— START OF Dataset extract —

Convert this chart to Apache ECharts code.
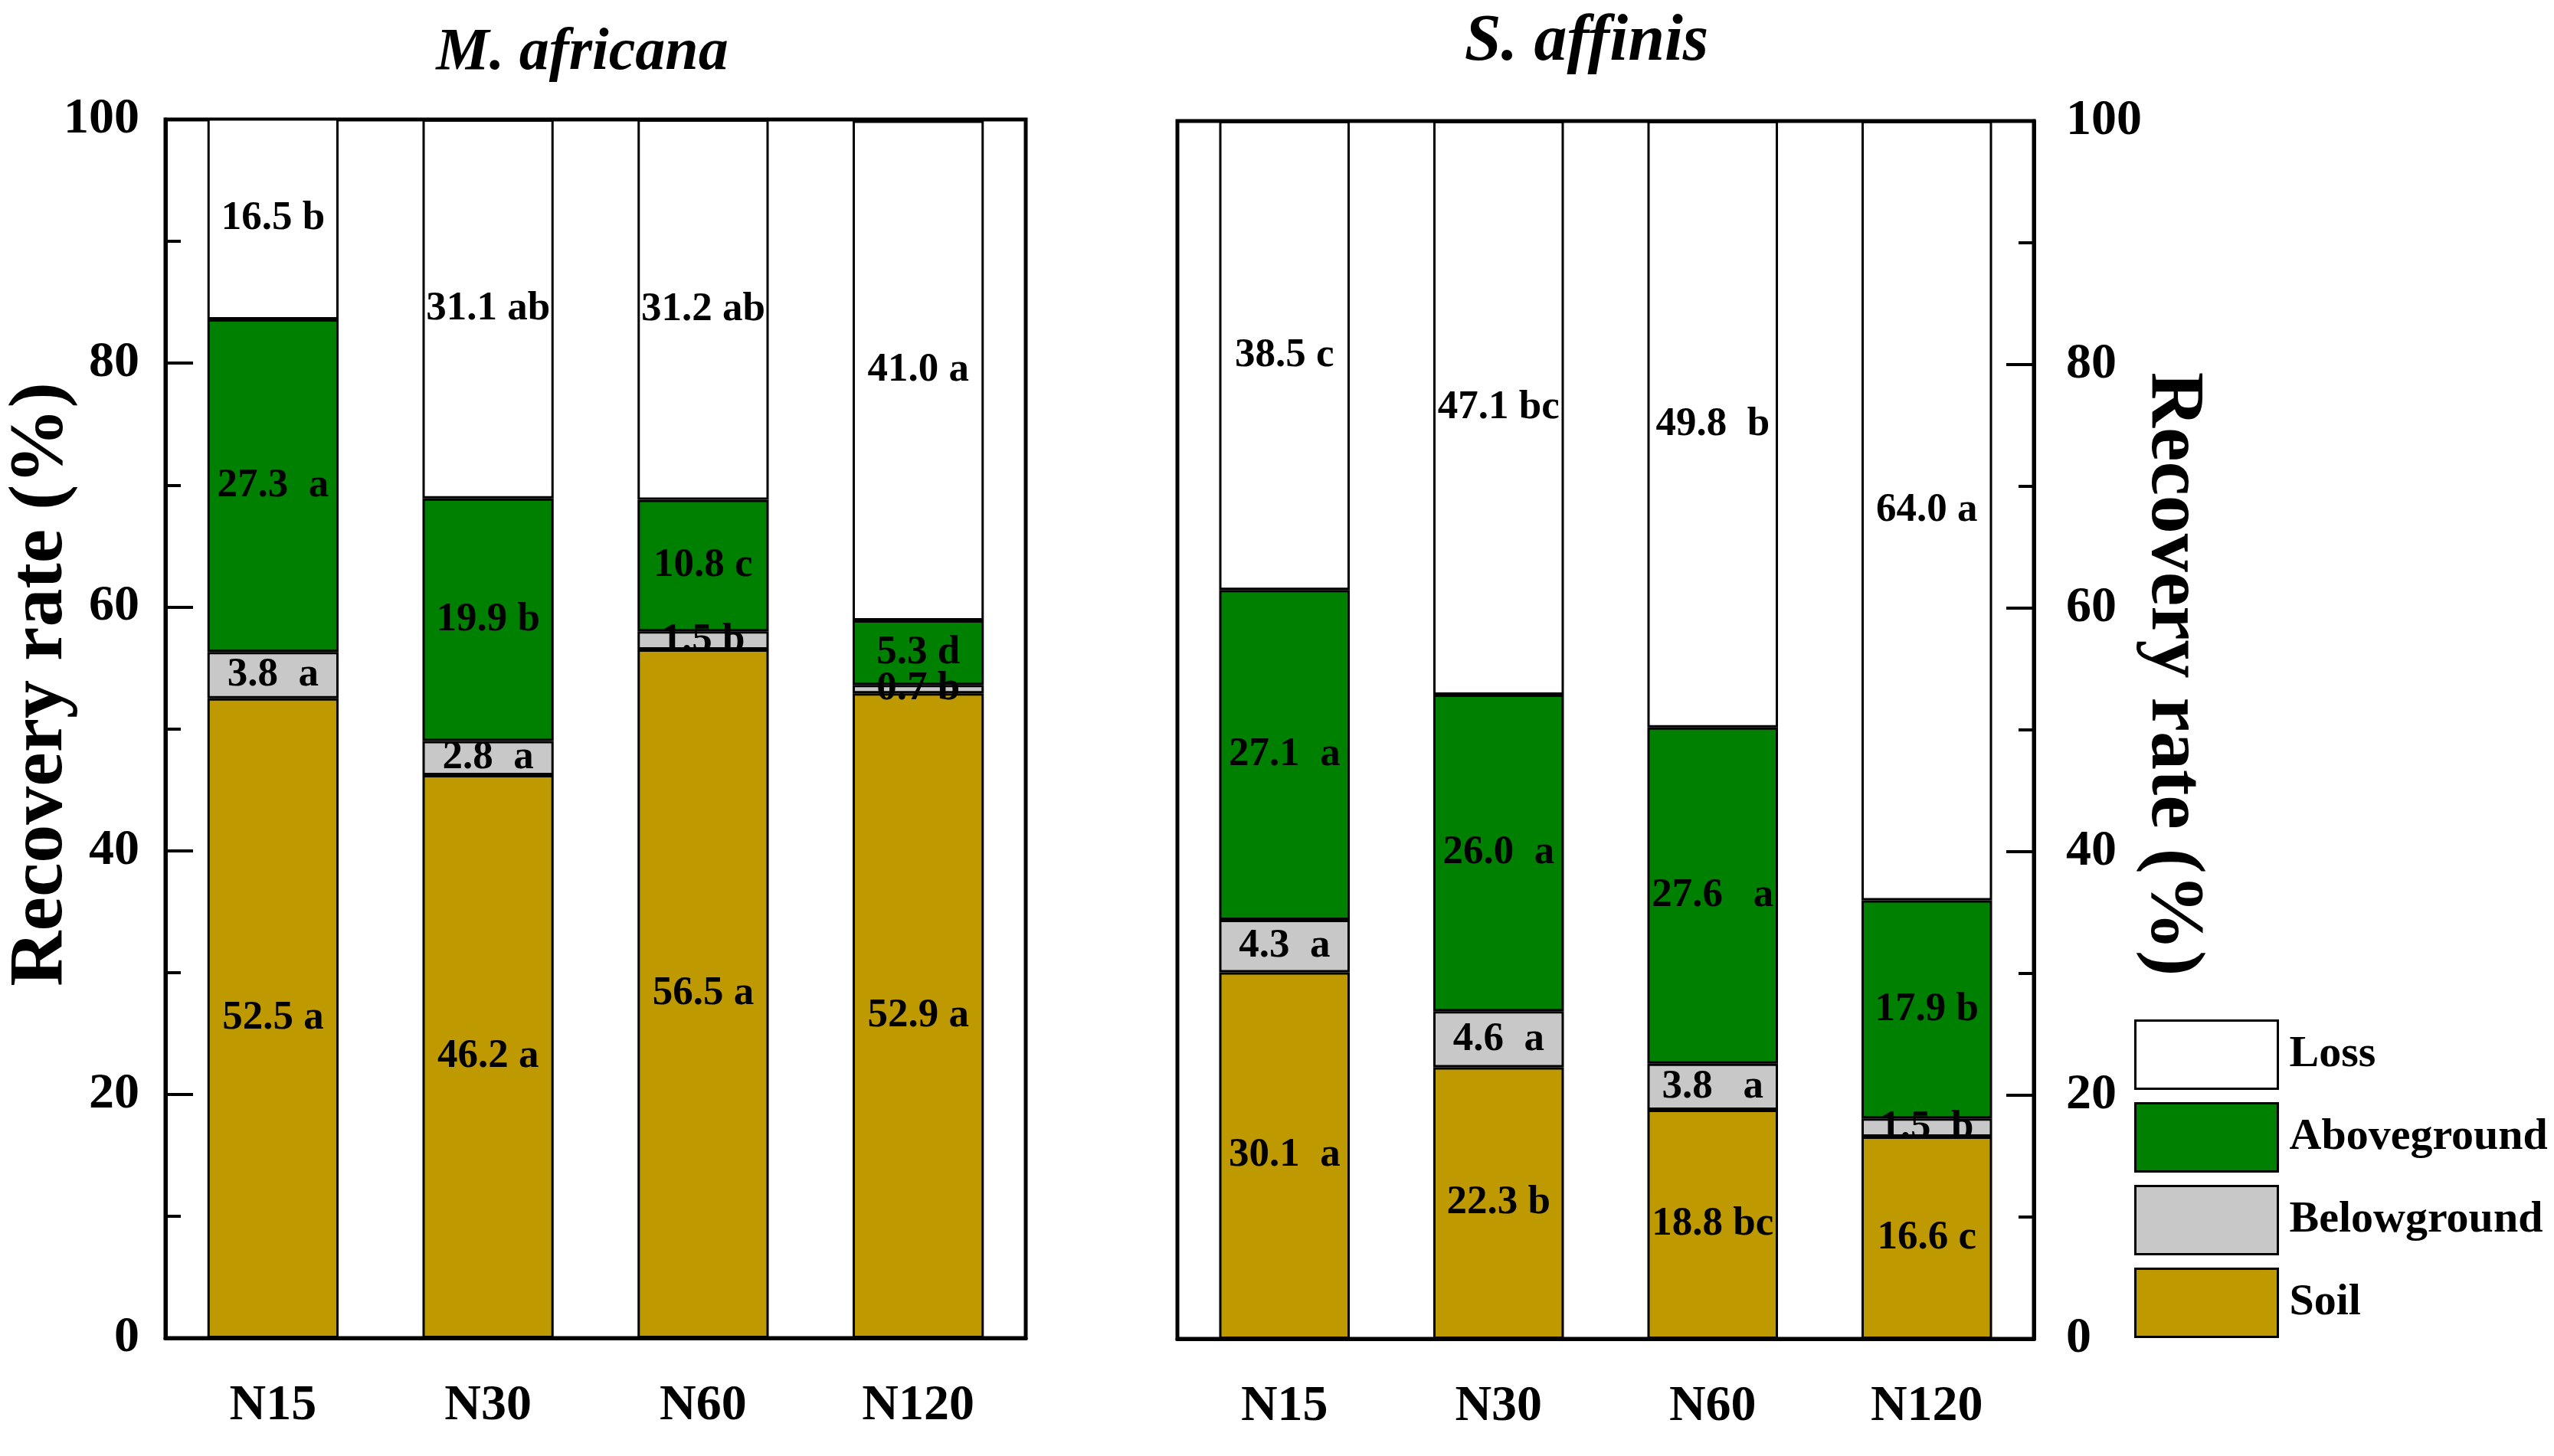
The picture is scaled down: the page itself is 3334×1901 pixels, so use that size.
<!DOCTYPE html>
<html>
<head>
<meta charset="utf-8">
<script src="https://cdn.jsdelivr.net/npm/echarts@6/dist/echarts.min.js"></script>
<style>
html, body { margin: 0; padding: 0; background: #fff; }
#chart { width: 3334px; height: 1901px; }
</style>
</head>
<body>
<div id="chart"></div>
<script>
var categories = ['N15', 'N30', 'N60', 'N120'];

// M. africana
var maSoil = [52.5, 46.2, 56.5, 52.9];
var maSoilSig = ['a', 'a', 'a', 'a'];
var maBelow = [3.8, 2.8, 1.5, 0.7];
var maBelowSig = [' a', ' a', 'b', 'b'];
var maAbove = [27.3, 19.9, 10.8, 5.3];
var maAboveSig = [' a', 'b', 'c', 'd'];
var maLoss = [16.5, 31.1, 31.2, 41.0];
var maLossSig = ['b', 'ab', 'ab', 'a'];

// S. affinis
var saSoil = [30.1, 22.3, 18.8, 16.6];
var saSoilSig = [' a', 'b', 'bc', 'c'];
var saBelow = [4.3, 4.6, 3.8, 1.5];
var saBelowSig = [' a', ' a', '  a', ' b'];
var saAbove = [27.1, 26.0, 27.6, 17.9];
var saAboveSig = [' a', ' a', '  a', 'b'];
var saLoss = [38.5, 47.1, 49.8, 64.0];
var saLossSig = ['c', 'bc', ' b', 'a'];

var serif = "'Liberation Serif', 'Times New Roman', serif";
var colors = {
    Loss: '#FFFFFF',
    Aboveground: '#008000',
    Belowground: '#C8C8C8',
    Soil: '#BE9A00'
};

var bdChart = echarts.init(document.getElementById('chart'));

function bar(name, values, sig, g) {
    return {
        name: name,
        type: 'bar',
        stack: 'g' + g,
        xAxisIndex: g * 2,
        yAxisIndex: g,
        barWidth: '61%',
        data: values,
        itemStyle: {color: colors[name], borderColor: '#000', borderWidth: 3},
        label: {
            show: true,
            position: 'inside',
            color: '#000',
            textBorderWidth: 0,
            fontFamily: serif,
            fontWeight: 'bold',
            fontSize: 53,
            formatter: function(p) {
                return values[p.dataIndex].toFixed(1) + ' ' + sig[p.dataIndex];
            }
        },
        emphasis: {disabled: true}
    };
}

function xMain(g) {
    return {
        type: 'category',
        gridIndex: g,
        data: categories,
        axisLine: {lineStyle: {color: '#000', width: 5}},
        axisTick: {alignWithLabel: true, inside: false, length: 32, lineStyle: {color: '#000', width: 4}},
        axisLabel: {color: '#000', fontFamily: serif, fontWeight: 'bold', fontSize: 66, margin: 56}
    };
}

// second axis only for the short inward ticks between categories
function xBounds(g) {
    return {
        type: 'category',
        gridIndex: g,
        position: 'bottom',
        data: categories,
        axisLine: {show: false},
        axisTick: {inside: true, length: 17, lineStyle: {color: '#000', width: 4}},
        axisLabel: {show: false}
    };
}

function yAxis(g, pos) {
    var right = pos == 'right';
    return {
        type: 'value',
        gridIndex: g,
        position: pos,
        min: 0,
        max: 100,
        interval: 20,
        name: 'Recovery rate (%)',
        nameLocation: 'middle',
        nameRotate: right ? -90 : 90,
        nameGap: right ? 131 : 112,
        nameMoveOverlap: false,
        nameTextStyle: {
            color: '#000', fontFamily: serif, fontWeight: 'bold', fontSize: 100,
            padding: right ? [0, 146, 0, 0] : [0, 0, 0, 116]
        },
        axisLine: {show: true, lineStyle: {color: '#000', width: 5}},
        axisTick: {show: true, inside: true, length: 36, lineStyle: {color: '#000', width: 4}},
        minorTick: {show: true, splitNumber: 2, length: 20, lineStyle: {color: '#000', width: 4}},
        splitLine: {show: false},
        axisLabel: {color: '#000', fontFamily: serif, fontWeight: 'bold', fontSize: 66, margin: right ? 42 : 34}
    };
}

var option = {
    backgroundColor: '#fff',
    animation: false,
    title: [
        {
            text: 'M. africana', left: 755, top: 26, textAlign: 'center',
            textStyle: {fontFamily: serif, fontStyle: 'italic', fontWeight: 'bold', fontSize: 78, color: '#000'}
        },
        {
            text: 'S. affinis', left: 2066, top: 8, textAlign: 'center',
            textStyle: {fontFamily: serif, fontStyle: 'italic', fontWeight: 'bold', fontSize: 86, color: '#000'}
        }
    ],
    legend: {
        orient: 'vertical',
        left: 2781,
        top: 1326,
        data: ['Loss', 'Aboveground', 'Belowground', 'Soil'],
        icon: 'rect',
        itemWidth: 186,
        itemHeight: 89,
        itemGap: 16,
        itemStyle: {borderColor: '#000', borderWidth: 3},
        selectedMode: false,
        textStyle: {color: '#000', fontFamily: serif, fontWeight: 'bold', fontSize: 58, padding: [20, 0, 0, 10]}
    },
    grid: [
        {left: 216, top: 156, width: 1123, height: 1591, outerBoundsMode: 'none', containLabel: false,
            show: true, borderColor: '#000', borderWidth: 5},
        {left: 1537, top: 158, width: 1118, height: 1590, outerBoundsMode: 'none', containLabel: false,
            show: true, borderColor: '#000', borderWidth: 5}
    ],
    xAxis: [xMain(0), xBounds(0), xMain(1), xBounds(1)],
    yAxis: [yAxis(0, 'left'), yAxis(1, 'right')],
    series: [
        bar('Soil', maSoil, maSoilSig, 0),
        bar('Belowground', maBelow, maBelowSig, 0),
        bar('Aboveground', maAbove, maAboveSig, 0),
        bar('Loss', maLoss, maLossSig, 0),
        bar('Soil', saSoil, saSoilSig, 1),
        bar('Belowground', saBelow, saBelowSig, 1),
        bar('Aboveground', saAbove, saAboveSig, 1),
        bar('Loss', saLoss, saLossSig, 1)
    ]
};

bdChart.setOption(option);
</script>
</body>
</html>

— END OF Dataset extract —

▸ **To do**:
Pictures are to be left out; repeat all the remaining data exactly.

▸ **Task answer**:
Convert this chart to Apache ECharts code.
The picture is scaled down: the page itself is 3334×1901 pixels, so use that size.
<!DOCTYPE html>
<html>
<head>
<meta charset="utf-8">
<script src="https://cdn.jsdelivr.net/npm/echarts@6/dist/echarts.min.js"></script>
<style>
html, body { margin: 0; padding: 0; background: #fff; }
#chart { width: 3334px; height: 1901px; }
</style>
</head>
<body>
<div id="chart"></div>
<script>
var categories = ['N15', 'N30', 'N60', 'N120'];

// M. africana
var maSoil = [52.5, 46.2, 56.5, 52.9];
var maSoilSig = ['a', 'a', 'a', 'a'];
var maBelow = [3.8, 2.8, 1.5, 0.7];
var maBelowSig = [' a', ' a', 'b', 'b'];
var maAbove = [27.3, 19.9, 10.8, 5.3];
var maAboveSig = [' a', 'b', 'c', 'd'];
var maLoss = [16.5, 31.1, 31.2, 41.0];
var maLossSig = ['b', 'ab', 'ab', 'a'];

// S. affinis
var saSoil = [30.1, 22.3, 18.8, 16.6];
var saSoilSig = [' a', 'b', 'bc', 'c'];
var saBelow = [4.3, 4.6, 3.8, 1.5];
var saBelowSig = [' a', ' a', '  a', ' b'];
var saAbove = [27.1, 26.0, 27.6, 17.9];
var saAboveSig = [' a', ' a', '  a', 'b'];
var saLoss = [38.5, 47.1, 49.8, 64.0];
var saLossSig = ['c', 'bc', ' b', 'a'];

var serif = "'Liberation Serif', 'Times New Roman', serif";
var colors = {
    Loss: '#FFFFFF',
    Aboveground: '#008000',
    Belowground: '#C8C8C8',
    Soil: '#BE9A00'
};

var bdChart = echarts.init(document.getElementById('chart'));

function bar(name, values, sig, g) {
    return {
        name: name,
        type: 'bar',
        stack: 'g' + g,
        xAxisIndex: g * 2,
        yAxisIndex: g,
        barWidth: '61%',
        data: values,
        itemStyle: {color: colors[name], borderColor: '#000', borderWidth: 3},
        label: {
            show: true,
            position: 'inside',
            color: '#000',
            textBorderWidth: 0,
            fontFamily: serif,
            fontWeight: 'bold',
            fontSize: 53,
            formatter: function(p) {
                return values[p.dataIndex].toFixed(1) + ' ' + sig[p.dataIndex];
            }
        },
        emphasis: {disabled: true}
    };
}

function xMain(g) {
    return {
        type: 'category',
        gridIndex: g,
        data: categories,
        axisLine: {lineStyle: {color: '#000', width: 5}},
        axisTick: {alignWithLabel: true, inside: false, length: 32, lineStyle: {color: '#000', width: 4}},
        axisLabel: {color: '#000', fontFamily: serif, fontWeight: 'bold', fontSize: 66, margin: 56}
    };
}

// second axis only for the short inward ticks between categories
function xBounds(g) {
    return {
        type: 'category',
        gridIndex: g,
        position: 'bottom',
        data: categories,
        axisLine: {show: false},
        axisTick: {inside: true, length: 17, lineStyle: {color: '#000', width: 4}},
        axisLabel: {show: false}
    };
}

function yAxis(g, pos) {
    var right = pos == 'right';
    return {
        type: 'value',
        gridIndex: g,
        position: pos,
        min: 0,
        max: 100,
        interval: 20,
        name: 'Recovery rate (%)',
        nameLocation: 'middle',
        nameRotate: right ? -90 : 90,
        nameGap: right ? 131 : 112,
        nameMoveOverlap: false,
        nameTextStyle: {
            color: '#000', fontFamily: serif, fontWeight: 'bold', fontSize: 100,
            padding: right ? [0, 146, 0, 0] : [0, 0, 0, 116]
        },
        axisLine: {show: true, lineStyle: {color: '#000', width: 5}},
        axisTick: {show: true, inside: true, length: 36, lineStyle: {color: '#000', width: 4}},
        minorTick: {show: true, splitNumber: 2, length: 20, lineStyle: {color: '#000', width: 4}},
        splitLine: {show: false},
        axisLabel: {color: '#000', fontFamily: serif, fontWeight: 'bold', fontSize: 66, margin: right ? 42 : 34}
    };
}

var option = {
    backgroundColor: '#fff',
    animation: false,
    title: [
        {
            text: 'M. africana', left: 755, top: 26, textAlign: 'center',
            textStyle: {fontFamily: serif, fontStyle: 'italic', fontWeight: 'bold', fontSize: 78, color: '#000'}
        },
        {
            text: 'S. affinis', left: 2066, top: 8, textAlign: 'center',
            textStyle: {fontFamily: serif, fontStyle: 'italic', fontWeight: 'bold', fontSize: 86, color: '#000'}
        }
    ],
    legend: {
        orient: 'vertical',
        left: 2781,
        top: 1326,
        data: ['Loss', 'Aboveground', 'Belowground', 'Soil'],
        icon: 'rect',
        itemWidth: 186,
        itemHeight: 89,
        itemGap: 16,
        itemStyle: {borderColor: '#000', borderWidth: 3},
        selectedMode: false,
        textStyle: {color: '#000', fontFamily: serif, fontWeight: 'bold', fontSize: 58, padding: [20, 0, 0, 10]}
    },
    grid: [
        {left: 216, top: 156, width: 1123, height: 1591, outerBoundsMode: 'none', containLabel: false,
            show: true, borderColor: '#000', borderWidth: 5},
        {left: 1537, top: 158, width: 1118, height: 1590, outerBoundsMode: 'none', containLabel: false,
            show: true, borderColor: '#000', borderWidth: 5}
    ],
    xAxis: [xMain(0), xBounds(0), xMain(1), xBounds(1)],
    yAxis: [yAxis(0, 'left'), yAxis(1, 'right')],
    series: [
        bar('Soil', maSoil, maSoilSig, 0),
        bar('Belowground', maBelow, maBelowSig, 0),
        bar('Aboveground', maAbove, maAboveSig, 0),
        bar('Loss', maLoss, maLossSig, 0),
        bar('Soil', saSoil, saSoilSig, 1),
        bar('Belowground', saBelow, saBelowSig, 1),
        bar('Aboveground', saAbove, saAboveSig, 1),
        bar('Loss', saLoss, saLossSig, 1)
    ]
};

bdChart.setOption(option);
</script>
</body>
</html>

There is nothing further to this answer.